Sung Sot cave is one of the most visited places in Halong Bay and with reason. This massive grotto is divided in three halls, all of which are open to visit. To access it, you only have to climb thirty stairs that lead directly to the entrance of the cave. Inside you will find a colorful world of stalactites, stalagmites and peculiar karst formations. One of the most revered by the locals is a rock in the shape of a turtle, to which both locals and foreign tourists leave offerings.
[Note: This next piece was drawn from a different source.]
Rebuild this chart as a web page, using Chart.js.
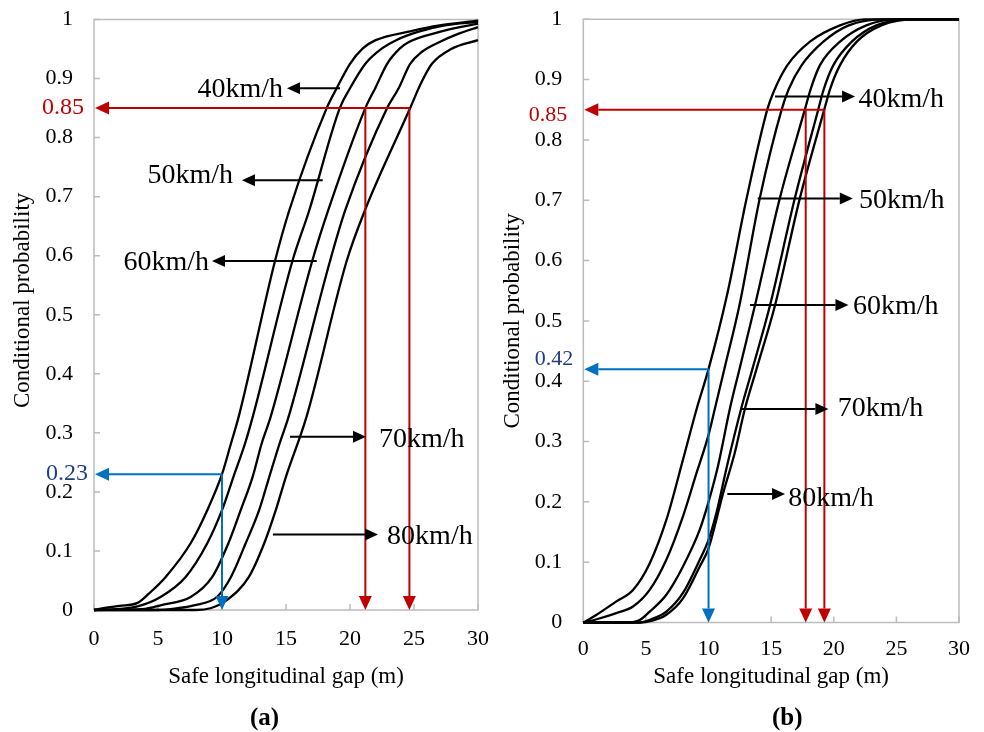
<!DOCTYPE html>
<html><head><meta charset="utf-8">
<script src="https://cdn.jsdelivr.net/npm/chart.js@4/dist/chart.umd.min.js"></script>
<style>
html,body{margin:0;padding:0;background:#fff;width:984px;height:732px;overflow:hidden;}
canvas{position:absolute;top:0;}
#ca{left:0;} #cb{left:490px;}
.cap{position:absolute;top:702px;font-family:'Liberation Serif','Times New Roman',serif;font-weight:bold;font-size:25px;line-height:30px;color:#000;}
</style></head><body>
<canvas id="ca" width="490" height="732"></canvas>
<canvas id="cb" width="494" height="732"></canvas>
<div class="cap" style="left:250px">(a)</div>
<div class="cap" style="left:772px">(b)</div>
<script>
// ---------- data ----------
const speeds = ['40km/h','50km/h','60km/h','70km/h','80km/h'];
const xTickLabels = ['0','5','10','15','20','25','30'];
const yTickLabels = ['0','0.1','0.2','0.3','0.4','0.5','0.6','0.7','0.8','0.9','1'];

// panel (a)
const gapA40  = [0,1,2,3.4,4.3,5.6,7.55,8.85,10,10.7,11.3,14.14,15.26,18.18,18.96,20.0,21.0,22.0,24.7,27,30];
const probA40 = [0,0.004,0.007,0.012,0.028,0.056,0.113,0.169,0.23,0.282,0.327,0.591,0.677,0.85,0.8835,0.925,0.951,0.965,0.98,0.99,0.998];
const gapA50  = [0,2,3.4,5.2,7.16,8.85,10,10.9,11.8,12.4,15.5,16.82,19.2,20.0,21.2,22.5,23.6,25.3,27.4,30];
const probA50 = [0,0.002,0.006,0.022,0.056,0.113,0.169,0.226,0.282,0.327,0.591,0.677,0.85,0.8835,0.925,0.951,0.965,0.979,0.99,0.996];
const gapA60  = [0,4,5.2,7.55,9.24,10.5,11.46,12.4,13.1,13.8,17.05,18.3,21.2,22.0,22.9,23.9,24.6,27.0,30];
const probA60 = [0,0.002,0.008,0.022,0.056,0.113,0.169,0.226,0.282,0.327,0.591,0.677,0.85,0.885,0.925,0.951,0.962,0.979,0.993];
const gapA70  = [0,5,6.5,7.8,9.6,10.7,11.85,12.9,13.7,14.5,15.2,18.44,19.63,22.9,23.8,24.7,25.6,27.0,28.5,30];
const probA70 = [0,0,0.003,0.008,0.022,0.056,0.113,0.169,0.226,0.282,0.327,0.591,0.677,0.85,0.8835,0.925,0.945,0.962,0.976,0.987];
const gapA80  = [0,5,8,9.1,10.4,12.1,13.3,14.2,15.0,16.6,19.74,21.17,24.7,25.5,26.4,27.9,30];
const probA80 = [0,0,0,0.003,0.017,0.056,0.113,0.169,0.226,0.327,0.591,0.677,0.85,0.89,0.925,0.95,0.965];

// panel (b)
const gapB40  = [0,1,2.64,3.97,5.3,6.63,7.96,9.05,10,11.5,13.05,14.7,15.2,16.3,18.1,20.5,22.5,30];
const probB40 = [0,0.012,0.035,0.054,0.098,0.17,0.27,0.354,0.42,0.545,0.704,0.851,0.88,0.924,0.963,0.99,1,1];
const gapB50  = [0,1,2.64,3.97,5.3,6.63,7.96,9.0,10,10.5,11.26,12.46,14.1,15.85,16.4,17.44,19.17,21.2,24,30];
const probB50 = [0,0.005,0.0155,0.0265,0.054,0.104,0.176,0.245,0.311,0.354,0.42,0.525,0.704,0.851,0.884,0.924,0.963,0.99,1,1];
const gapB60  = [0,3.5,4.5,5.3,6.63,7.96,9.3,10,10.76,11.7,12.47,13.7,15.7,17.7,18.15,18.9,20.5,22.6,25,30];
const probB60 = [0,0,0.004,0.018,0.046,0.093,0.154,0.2,0.26,0.354,0.42,0.525,0.704,0.851,0.884,0.924,0.963,0.99,1,1];
const gapB70  = [0,4.5,5.5,6.63,7.96,9.3,10,10.62,11.48,12.6,13.5,14.9,16.9,18.77,19.2,19.97,21.44,23.4,26,30];
const probB70 = [0,0,0.006,0.018,0.049,0.104,0.137,0.181,0.26,0.354,0.42,0.525,0.704,0.851,0.884,0.924,0.963,0.99,1,1];
const gapB80  = [0,4.5,5.5,6.63,7.96,9.3,10,11.16,12.09,12.9,13.83,15.3,17.3,19.25,19.7,20.5,21.84,23.8,26.5,30];
const probB80 = [0,0,0.003,0.0128,0.04,0.093,0.123,0.214,0.281,0.354,0.42,0.525,0.704,0.851,0.884,0.924,0.963,0.99,1,1];

// speed-label arrows (data coords): start, tip, text anchor
const arrowFromA = [[19.22,0.8835],[17.87,0.7277],[17.4,0.591],[15.31,0.2935],[13.98,0.128]];
const arrowToA   = [[15.08,0.8835],[11.56,0.7277],[9.22,0.591],[21.25,0.2935],[22.19,0.128]];
const labelAtA   = [[14.77,0.882],[10.86,0.7355],[8.98,0.589],[22.27,0.288],[22.9,0.124]];
const arrowFromB = [[15.31,0.872],[13.93,0.703],[13.31,0.5265],[12.65,0.354],[11.5,0.213]];
const arrowToB   = [[21.7,0.872],[21.52,0.703],[21.17,0.5265],[19.57,0.354],[16.11,0.213]];
const labelAtB   = [[21.97,0.866],[22.02,0.699],[21.54,0.524],[20.32,0.354],[16.37,0.205]];

// read-off guides
const redProbA = 0.85, redGapsA = [21.2,24.64], blueGapA = 10, blueProbA = 0.23;
const redProbB = 0.85, redGapsB = [17.76,19.25], blueGapB = 10, blueProbB = 0.42;

// ---------- rendering ----------
const SERIF = "'Liberation Serif','Times New Roman',serif";
Chart.defaults.font.family = SERIF;
const RED = '#c00000', BLUE = '#0070c0', NAVY = '#1f3c88';

function datasets(pairs){
  return pairs.map(([xs,ys],i)=>({
    label: speeds[i],
    data: xs.map((x,j)=>({x:x, y:ys[j]})),
    borderColor:'#000', borderWidth:2.3, pointRadius:0, fill:false,
    cubicInterpolationMode:'monotone', clip:6
  }));
}

function arrow(ctx,x1,y1,x2,y2,color,lw,hl,hw){
  const a=Math.atan2(y2-y1,x2-x1);
  const bx=x2-hl*Math.cos(a), by=y2-hl*Math.sin(a);
  ctx.strokeStyle=color; ctx.lineWidth=lw;
  ctx.beginPath(); ctx.moveTo(x1,y1); ctx.lineTo(bx,by); ctx.stroke();
  ctx.fillStyle=color; ctx.beginPath(); ctx.moveTo(x2,y2);
  ctx.lineTo(bx-hw/2*Math.sin(a), by+hw/2*Math.cos(a));
  ctx.lineTo(bx+hw/2*Math.sin(a), by-hw/2*Math.cos(a));
  ctx.closePath(); ctx.fill();
}

function decoPlugin(p){
  return {
    id:'deco',
    beforeDatasetsDraw(chart){
      const ctx=chart.ctx, ca=chart.chartArea, xs=chart.scales.x, ys=chart.scales.y;
      ctx.save();
      ctx.strokeStyle='#bcbcbc'; ctx.lineWidth=1.5;
      ctx.strokeRect(ca.left,ca.top,ca.right-ca.left,ca.bottom-ca.top);
      ctx.beginPath();
      ys.ticks.forEach(t=>{const y=ys.getPixelForValue(t.value); ctx.moveTo(ca.left,y); ctx.lineTo(ca.left+6,y);});
      xs.ticks.forEach(t=>{const x=xs.getPixelForValue(t.value); ctx.moveTo(x,ca.bottom); ctx.lineTo(x,ca.bottom-6);});
      ctx.stroke();
      ctx.restore();
    },
    afterDatasetsDraw(chart){
      const ctx=chart.ctx, xs=chart.scales.x, ys=chart.scales.y;
      const X=v=>xs.getPixelForValue(v), Y=v=>ys.getPixelForValue(v);
      ctx.save();
      const ry=Y(p.redProb), rmax=Math.max(...p.redGaps);
      arrow(ctx,X(rmax),ry,X(0)+1,ry,RED,2,14,13);
      p.redGaps.forEach(g=>arrow(ctx,X(g),ry,X(g),Y(0),RED,2,14,13));
      const by=Y(p.blueProb);
      arrow(ctx,X(p.blueGap),by,X(0)+1,by,BLUE,2,14,13);
      arrow(ctx,X(p.blueGap),by,X(p.blueGap),Y(0),BLUE,2,14,13);
      ctx.textBaseline='middle'; ctx.textAlign='right';
      ctx.font=p.guideFont+'px '+SERIF;
      ctx.fillStyle=RED; ctx.fillText(String(p.redProb), X(0)-p.redDx, ry+p.redDy);
      ctx.fillStyle=NAVY; ctx.fillText(String(p.blueProb), X(0)-p.blueDx, by+p.blueDy);
      ctx.font='28px '+SERIF;
      p.from.forEach((f,i)=>{
        const t=p.to[i], l=p.at[i];
        arrow(ctx,X(f[0]),Y(f[1]),X(t[0]),Y(t[1]),'#000',2,13,12);
        ctx.fillStyle='#000';
        ctx.textAlign = t[0]<f[0] ? 'right' : 'left';
        ctx.fillText(speeds[i], X(l[0]), Y(l[1]));
      });
      ctx.restore();
    }
  };
}

function makeChart(id, pairs, p){
  return new Chart(document.getElementById(id), {
    type:'line',
    data:{datasets:datasets(pairs)},
    options:{
      responsive:false, animation:false, devicePixelRatio:1,
      layout:{padding:{top:p.padTop,bottom:41,left:0,right:p.padRight}},
      plugins:{legend:{display:false}, tooltip:{enabled:false}},
      elements:{point:{radius:0}},
      scales:{
        x:{type:'linear', min:0, max:30,
           ticks:{stepSize:5, color:'#000', font:{size:22}, padding:p.xTickPad, maxRotation:0,
                  callback:(v,i)=>xTickLabels[i]},
           grid:{display:false, drawTicks:false}, border:{display:false},
           title:{display:true, text:'Safe longitudinal gap (m)', color:'#000', font:{size:23}, padding:0},
           afterFit:s=>{s.height=p.xHeight; s.paddingLeft=0; s.paddingRight=0;}},
        y:{type:'linear', min:0, max:1,
           ticks:{stepSize:0.1, color:'#000', font:{size:22}, padding:21,
                  callback:(v,i)=>yTickLabels[i]},
           grid:{display:false, drawTicks:false}, border:{display:false},
           title:{display:true, text:p.yTitle, color:'#000', font:{size:23}, padding:{top:9,bottom:0}},
           afterFit:s=>{s.width=p.yWidth; s.paddingTop=0; s.paddingBottom=0;}}
      }
    },
    plugins:[decoPlugin(p)]
  });
}

makeChart('ca', [[gapA40,probA40],[gapA50,probA50],[gapA60,probA60],[gapA70,probA70],[gapA80,probA80]], {
  padTop:19.5, padRight:12, xHeight:81, yWidth:94, xTickPad:16,
  yTitle:'\u00a0\u00a0\u00a0\u00a0\u00a0Conditional probability',
  redProb:redProbA, redGaps:redGapsA, blueGap:blueGapA, blueProb:blueProbA,
  guideFont:24, redDx:10, redDy:0, blueDx:6, blueDy:0,
  from:arrowFromA, to:arrowToA, at:labelAtA
});
makeChart('cb', [[gapB40,probB40],[gapB50,probB50],[gapB60,probB60],[gapB70,probB70],[gapB80,probB80]], {
  padTop:19.3, padRight:25, xHeight:68.5, yWidth:93.3, xTickPad:14,
  yTitle:'Conditional probability',
  redProb:redProbB, redGaps:redGapsB, blueGap:blueGapB, blueProb:blueProbB,
  guideFont:22, redDx:16, redDy:5, blueDx:10, blueDy:-10,
  from:arrowFromB, to:arrowToB, at:labelAtB
});
</script>
</body></html>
The largest island in Halong Bay is Cat Ba Island. Inhabited by a fishing community of some 14,000 people, the island also houses a national park of the same name. The park is home to a multitude of plant and animal species, including the langur, currently close to extinction. Cat Ba is also the de facto base to explore the less famous but equally beautiful Lan Ha Bay, off the island’s southern coast.
Most cruise ships visit one of the floating villages in Halong Bay. These villages were initially built so that fishermen could sell their fresh catch. Soon after houses, schools, shops and even a floating police station began to sprout next to the small fish farms. Its inhabitants have lived here for generations. Some of the villages even offer rudimentary over-water accommodation for the adventure travelers looking for novel experiences. You can explore the villages by boat or kayak.
Cat Dua, an island in Lan Ha Bay, just across from Cat Ba, offers some of the best panoramic views of the bay and its rock formations. The island, as its name suggests, is full of monkeys, waiting for you on the beach, ready to do anything to steal your food. It is best to avoid offering them food and to stay away from them. Once on the island, you can climb a fairly steep mountain, to enjoy the breathtaking views from the top. We recommend you wear suitable footwear.
Besides the cruise de rigueur across Halong Bay, one experience we wholeheartedly recommend is a kayak excursion. The waters of the bay are usually calm and perfect for kayaking. This will enable you to explore some parts of Halong Bay on your own and discover the corners that interest you most, such as cliffs, empty beaches and lagoons. Note that most of the cruise companies that operate in both Halong and Lan Ha Bay offer kayaking expeditions as part of their programs.